McPherson suggests in his book, The Third Option: Hope for a Racially Divided Nation, that believers start looking at EVERYONE as their neighbor.

"The greatest commandment is to love God with your heart, mind, soul, and the second is like it: love your NEIGHBOR as yourself," he stated, emphasizing the word 'neighbor.'  "If I re-label you something less than neighbor, I don't need to love you as myself.  So I have to start with 'you are my neighbor.'"
Look for People Not Like You

Then search out people not in your race, culture or group.

McPherson urged, "I would challenge people to talk to people not like them."

During a recent simulcast to 311 locations in 16 countries, McPherson's church used a comedic skit about a racial discussion featuring an African-American, an Hispanic, an Asian and a Caucasian.

It was made to show people how such discussions can make it fun and easy to learn about others not like yourself and also to see if you offend or appear prejudiced.

"You can be racially offensive and not be a racist," McPherson pointed out.  "We do owe it to our brothers and sisters to find out if we're offensive."

The skit started out light, with McPherson narrating:  "Stacey, an African-American woman, said: 'Hey, my name is Stacey.  How y'all doing?'   Then Taniqua, an older white lady, jumped in and said: 'Hello, my name is Taniqua."  Stacey was like: 'Taniqua?  Go ahead, girl!'"

Then the four people in the skit work their way through a brief sharing session about race.  You can watch the skit and get questions and guidelines to have your own such discussions by texting DISCUSS to 52525.

Third Option Discussion Guidelines from Rock Church on Vimeo.

Let Color Be an Opportunity, Not a Barrier

In the video featuring the skit, the participants take a couple of minutes to talk directly to viewers at the end of it.  

Margaret shared, "My hope is that you honor others by, instead of ignoring their color, you celebrate it.  Give people the benefit of the fact that each color has stereotypes and burdens placed on them by others.  So be that person who lightens that burden by loving them the way they are."

Tai said, "My hope is that you honor others by not blaming the person in front of you for what the person behind you has done.

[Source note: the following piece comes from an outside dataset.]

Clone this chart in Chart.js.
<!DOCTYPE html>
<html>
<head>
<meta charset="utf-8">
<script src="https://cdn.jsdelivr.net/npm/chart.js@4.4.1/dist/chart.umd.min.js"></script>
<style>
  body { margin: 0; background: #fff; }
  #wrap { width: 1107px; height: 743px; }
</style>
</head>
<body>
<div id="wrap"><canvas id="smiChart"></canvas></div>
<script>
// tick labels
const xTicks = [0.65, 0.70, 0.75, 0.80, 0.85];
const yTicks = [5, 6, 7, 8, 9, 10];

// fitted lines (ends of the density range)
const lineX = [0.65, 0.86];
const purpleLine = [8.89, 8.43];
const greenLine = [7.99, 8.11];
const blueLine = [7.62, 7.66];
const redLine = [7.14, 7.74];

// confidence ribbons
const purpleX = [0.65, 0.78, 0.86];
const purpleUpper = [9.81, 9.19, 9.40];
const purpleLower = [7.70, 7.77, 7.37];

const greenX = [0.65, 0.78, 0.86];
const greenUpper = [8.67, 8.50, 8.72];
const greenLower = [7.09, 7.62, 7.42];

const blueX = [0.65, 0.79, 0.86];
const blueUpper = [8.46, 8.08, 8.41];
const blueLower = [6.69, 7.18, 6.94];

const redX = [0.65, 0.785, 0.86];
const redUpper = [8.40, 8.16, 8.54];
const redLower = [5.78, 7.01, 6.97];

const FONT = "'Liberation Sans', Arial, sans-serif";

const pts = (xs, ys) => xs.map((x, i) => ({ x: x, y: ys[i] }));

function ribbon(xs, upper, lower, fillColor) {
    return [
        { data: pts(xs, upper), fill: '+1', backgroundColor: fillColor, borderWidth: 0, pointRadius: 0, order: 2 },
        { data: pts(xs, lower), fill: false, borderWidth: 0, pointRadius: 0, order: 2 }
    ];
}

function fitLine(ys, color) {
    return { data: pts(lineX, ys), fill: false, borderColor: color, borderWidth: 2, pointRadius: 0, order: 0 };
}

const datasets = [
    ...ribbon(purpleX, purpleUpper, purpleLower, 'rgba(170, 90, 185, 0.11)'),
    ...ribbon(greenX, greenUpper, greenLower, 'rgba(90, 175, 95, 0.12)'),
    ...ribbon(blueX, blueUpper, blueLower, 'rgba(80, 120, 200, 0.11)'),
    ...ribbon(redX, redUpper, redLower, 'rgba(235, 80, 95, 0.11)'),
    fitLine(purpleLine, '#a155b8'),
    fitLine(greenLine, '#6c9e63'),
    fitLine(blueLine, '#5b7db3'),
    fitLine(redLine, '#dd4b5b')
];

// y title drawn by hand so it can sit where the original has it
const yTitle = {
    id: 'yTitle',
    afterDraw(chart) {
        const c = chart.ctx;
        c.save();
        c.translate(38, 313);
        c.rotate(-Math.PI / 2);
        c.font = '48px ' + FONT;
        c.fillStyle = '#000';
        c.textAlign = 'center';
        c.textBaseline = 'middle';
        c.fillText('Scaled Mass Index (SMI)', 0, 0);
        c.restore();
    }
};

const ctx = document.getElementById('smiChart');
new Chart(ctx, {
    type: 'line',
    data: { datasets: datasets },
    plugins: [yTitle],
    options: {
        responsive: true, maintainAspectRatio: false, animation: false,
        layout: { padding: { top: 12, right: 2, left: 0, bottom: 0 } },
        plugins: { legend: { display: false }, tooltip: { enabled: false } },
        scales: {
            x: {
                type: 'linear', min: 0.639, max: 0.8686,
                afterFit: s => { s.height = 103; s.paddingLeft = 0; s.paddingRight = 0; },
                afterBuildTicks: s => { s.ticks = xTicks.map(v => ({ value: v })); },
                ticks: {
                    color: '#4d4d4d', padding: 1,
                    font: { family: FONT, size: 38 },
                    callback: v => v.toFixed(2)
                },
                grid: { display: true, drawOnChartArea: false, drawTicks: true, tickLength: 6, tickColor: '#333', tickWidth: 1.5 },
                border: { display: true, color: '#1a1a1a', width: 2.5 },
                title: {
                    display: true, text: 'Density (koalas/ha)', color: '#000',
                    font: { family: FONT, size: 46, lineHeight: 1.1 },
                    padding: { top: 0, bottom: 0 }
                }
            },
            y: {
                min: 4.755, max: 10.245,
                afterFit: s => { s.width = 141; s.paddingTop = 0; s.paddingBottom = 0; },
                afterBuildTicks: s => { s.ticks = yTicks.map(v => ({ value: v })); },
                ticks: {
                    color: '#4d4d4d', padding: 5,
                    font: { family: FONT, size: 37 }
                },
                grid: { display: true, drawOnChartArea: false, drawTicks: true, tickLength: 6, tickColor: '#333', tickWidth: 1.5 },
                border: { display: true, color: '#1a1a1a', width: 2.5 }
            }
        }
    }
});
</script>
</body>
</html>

Go into every discussion thinking the best, not the worst, prepared to speak life and not death over someone."

Gus shared a personal incident, recalling, "When I was seven, I was at a department store with my aunt.  My aunt was speaking to me in Spanish when two women walked by and said loudly, 'These Mexicans come to our country illegally and don't even bother to speak our language.'  To which I responded, 'I speak perfect English.'  They both looked appalled and walked away angrily."

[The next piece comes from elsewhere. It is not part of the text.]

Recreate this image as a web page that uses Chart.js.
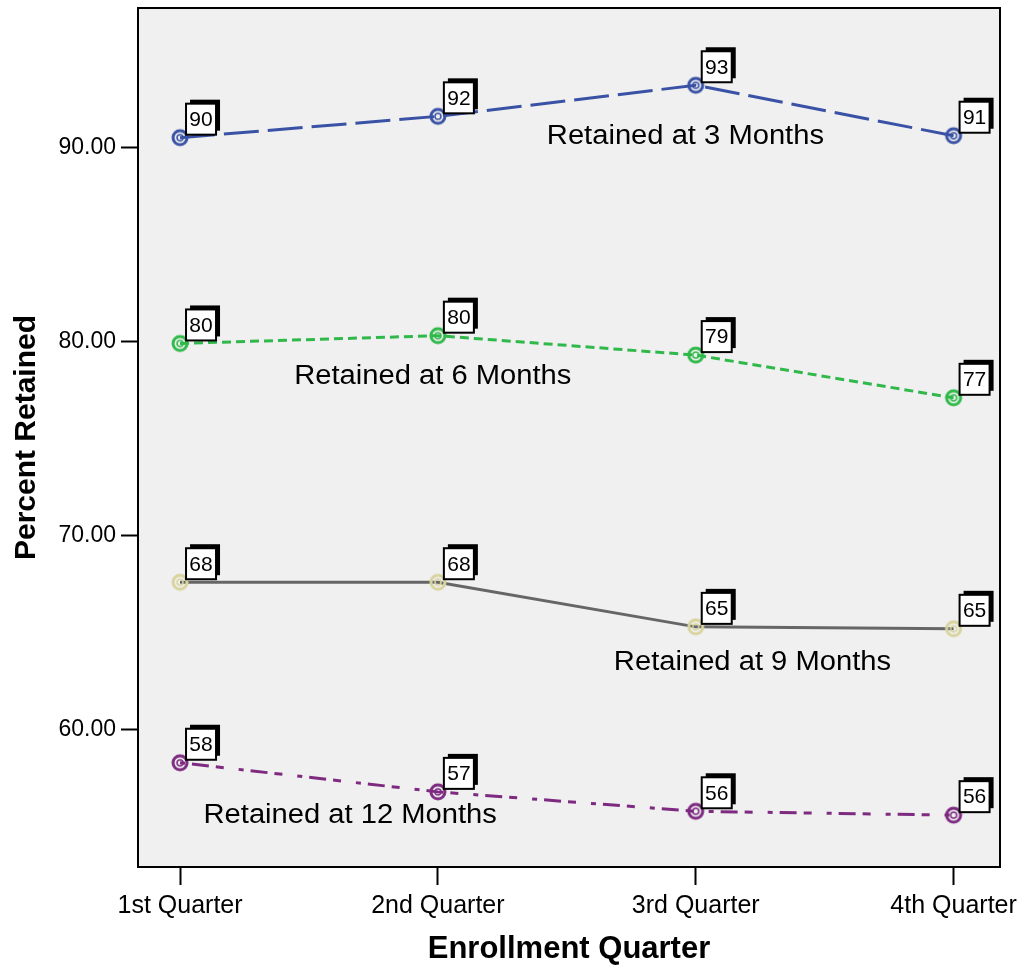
<!DOCTYPE html>
<html>
<head>
<meta charset="utf-8">
<script src="https://cdn.jsdelivr.net/npm/chart.js@4.4.1/dist/chart.umd.min.js"></script>
<style>
  html, body { margin: 0; padding: 0; background: #fff; }
  #wrap { width: 1023px; height: 966px; }
</style>
</head>
<body>
<div id="wrap"><canvas id="retention_chart"></canvas></div>
<script>
// 분기 라벨
const quarters = ['1st Quarter', '2nd Quarter', '3rd Quarter', '4th Quarter'];
const yTicks = [60, 70, 80, 90];

// 유지율 값
const retained3 = [90.5, 91.6, 93.2, 90.6];
const retained6 = [79.9, 80.3, 79.3, 77.1];
const retained9 = [67.6, 67.6, 65.3, 65.2];
const retained12 = [58.3, 56.8, 55.8, 55.6];

// 점 위의 박스 라벨
const labels3 = ['90', '92', '93', '91'];
const labels6 = ['80', '80', '79', '77'];
const labels9 = ['68', '68', '65', '65'];
const labels12 = ['58', '57', '56', '56'];

// 선 이름과 위치 (x: 분기 인덱스, y: 값)
const seriesNames = ['Retained at 3 Months', 'Retained at 6 Months', 'Retained at 9 Months', 'Retained at 12 Months'];
const nameX = [1.96, 0.98, 2.22, 0.66];
const nameY = [90.57, 78.18, 63.47, 55.56];

const FONT = 'Liberation Sans, Arial, sans-serif';

function toPoints(values) {
	return values.map((v, i) => ({ x: i, y: v }));
}

// 점 모양 (바깥 원 + 안쪽 작은 원)
function makeMarker(color) {
	const c = document.createElement('canvas');
	c.width = 20; c.height = 20;
	const g = c.getContext('2d');
	g.strokeStyle = color;
	g.lineWidth = 3;
	g.beginPath(); g.arc(10, 10, 7, 0, Math.PI * 2); g.stroke();
	g.lineWidth = 1.5;
	g.beginPath(); g.arc(10, 10, 3, 0, Math.PI * 2); g.stroke();
	return c;
}

// 배경과 테두리, 박스 라벨을 그리는 플러그인
const framePlugin = {
	id: 'frame',
	beforeDatasetsDraw(chart) {
		const { ctx, chartArea: a } = chart;
		ctx.save();
		ctx.fillStyle = '#f0f0f0';
		ctx.fillRect(a.left, a.top, a.right - a.left, a.bottom - a.top);
		ctx.restore();
	},
	afterDatasetsDraw(chart) {
		const { ctx, chartArea: a, scales } = chart;
		ctx.save();
		ctx.strokeStyle = '#000';
		ctx.lineWidth = 2;
		ctx.strokeRect(a.left, a.top, a.right - a.left, a.bottom - a.top);

		// 박스 라벨
		chart.data.datasets.forEach((ds, di) => {
			const meta = chart.getDatasetMeta(di);
			meta.data.forEach((pt, i) => {
				const bx = pt.x + 6;
				const by = pt.y - 34;
				const w = 30, h = 31;
				ctx.fillStyle = '#000';
				ctx.fillRect(bx + 4, by - 4, w, h);
				ctx.fillStyle = '#fff';
				ctx.fillRect(bx, by, w, h);
				ctx.strokeStyle = '#000';
				ctx.lineWidth = 2;
				ctx.strokeRect(bx, by, w, h);
				ctx.fillStyle = '#000';
				ctx.font = '21px ' + FONT;
				ctx.textAlign = 'center';
				ctx.textBaseline = 'middle';
				ctx.fillText(ds.boxLabels[i], bx + w / 2, by + h / 2 + 1);
			});
		});

		// 선 이름 (원본 글꼴이 약간 가로로 넓어서 늘려서 그림)
		ctx.fillStyle = '#000';
		ctx.font = '27px ' + FONT;
		ctx.textAlign = 'center';
		ctx.textBaseline = 'middle';
		seriesNames.forEach((name, i) => {
			const px = scales.x.getPixelForValue(nameX[i]);
			const py = scales.y.getPixelForValue(nameY[i]);
			ctx.save();
			ctx.translate(px, py);
			ctx.scale(1.08, 1);
			ctx.fillText(name, 0, 0);
			ctx.restore();
		});
		ctx.restore();
	}
};

const ctx = document.getElementById('retention_chart').getContext('2d');
new Chart(ctx, {
	type: 'line',
	data: {
		datasets: [
			{
				data: toPoints(retained3), boxLabels: labels3,
				borderColor: '#3a52a5', pointStyle: makeMarker('#3a52a5'),
				borderDash: [35, 9]
			},
			{
				data: toPoints(retained6), boxLabels: labels6,
				borderColor: '#30b94a', pointStyle: makeMarker('#30b94a'),
				borderDash: [9, 5]
			},
			{
				data: toPoints(retained9), boxLabels: labels9,
				borderColor: '#666666', pointStyle: makeMarker('#d8d49e'),
				borderDash: []
			},
			{
				data: toPoints(retained12), boxLabels: labels12,
				borderColor: '#7d2a80', pointStyle: makeMarker('#7d2a80'),
				borderDash: [5, 7, 17, 7, 8, 15]
			}
		]
	},
	options: {
		responsive: true,
		maintainAspectRatio: false,
		animation: false,
		layout: { padding: { top: 7, right: 23, bottom: 0, left: 0 } },
		elements: {
			line: { borderWidth: 3, tension: 0, fill: false },
			point: { radius: 7 }
		},
		plugins: {
			legend: { display: false },
			tooltip: { enabled: false }
		},
		scales: {
			x: {
				type: 'linear',
				min: -0.163,
				max: 3.18,
				afterBuildTicks: (scale) => { scale.ticks = quarters.map((q, i) => ({ value: i })); },
				afterFit: (scale) => {
					scale.height = 99;
					scale.paddingLeft = 0; scale.paddingRight = 0;
				},
				ticks: {
					color: '#000',
					font: { family: FONT, size: 25 },
					padding: 6,
					maxRotation: 0,
					callback: (v) => quarters[v]
				},
				grid: { drawOnChartArea: false, tickLength: 18, tickWidth: 2, tickColor: '#000' },
				border: { display: true, color: '#000', width: 2 },
				title: {
					display: true,
					text: 'Enrollment Quarter',
					color: '#000',
					font: { family: FONT, size: 31, weight: 'bold', lineHeight: 1.0 },
					padding: { top: 10, bottom: 1 }
				}
			},
			y: {
				type: 'linear',
				min: 52.93,
				max: 97.18,
				afterBuildTicks: (scale) => { scale.ticks = yTicks.map(v => ({ value: v })); },
				afterFit: (scale) => {
					scale.width = 138;
					scale.paddingTop = 0; scale.paddingBottom = 0;
				},
				ticks: {
					color: '#000',
					font: { family: FONT, size: 23 },
					padding: 5,
					callback: (v) => v.toFixed(2)
				},
				grid: { drawOnChartArea: false, tickLength: 17, tickWidth: 2, tickColor: '#000' },
				border: { display: true, color: '#000', width: 2 },
				title: {
					display: true,
					text: 'Percent Retained',
					color: '#000',
					font: { family: FONT, size: 30, weight: 'bold' },
					padding: { top: 9, bottom: 0 }
				}
			}
		}
	},
	plugins: [framePlugin]
});
</script>
</body>
</html>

Then he said, "My hope is that you honor others by being quick to listen, slow to speak. And allow what others disclose about themselves to challenge your thoughts and assumptions that you have about them. The safest assumption you should make is that there's more that you don't know about them than you do know. Be a learner, not a judge."

Tammy shared, "My hope is that we honor others by eliminating the term 'those people' from our vocabulary, and place the label 'neighbor,' 'brother' or 'sister' on them.  Anything less dehumanizes them. Instead of ignoring how they were made, celebrate their uniqueness and the added richness their experience and culture could bring to your life."

Honor All: 'Acknowledge the Priceless Value of Every Human Being'

Pastor McPherson implores folks to honor each person they meet or know.

"Honor would be placing and ascribing priceless value to something," he explained.  "Acknowledge the priceless value of every human being.  Everybody is made in the image of God.  Everybody's loved by God.  Everybody's fearfully and wonderfully made. And I need to look for that in you.  I need to know that it's there, that God is glorified in you.  I need to see that and invest in that."

McPherson is quick to admit the nation still suffers from racial divides.

As he told CBN News, "Things are bad.  I think the racism that has kind of been hidden for a while now is coming out.  But I think it's pushing people to make a decision where they stand on the issue.  And that's a good thing."

The San Diego pastor insists we can each have a part in healing the nation's racial divides, starting with our own heart – or as he put it, "I can't fix you. I need to fix myself."

Then, he suggested, "Be a model of unity and love and acceptance and honor. If everybody just did that, then the problem would be solved."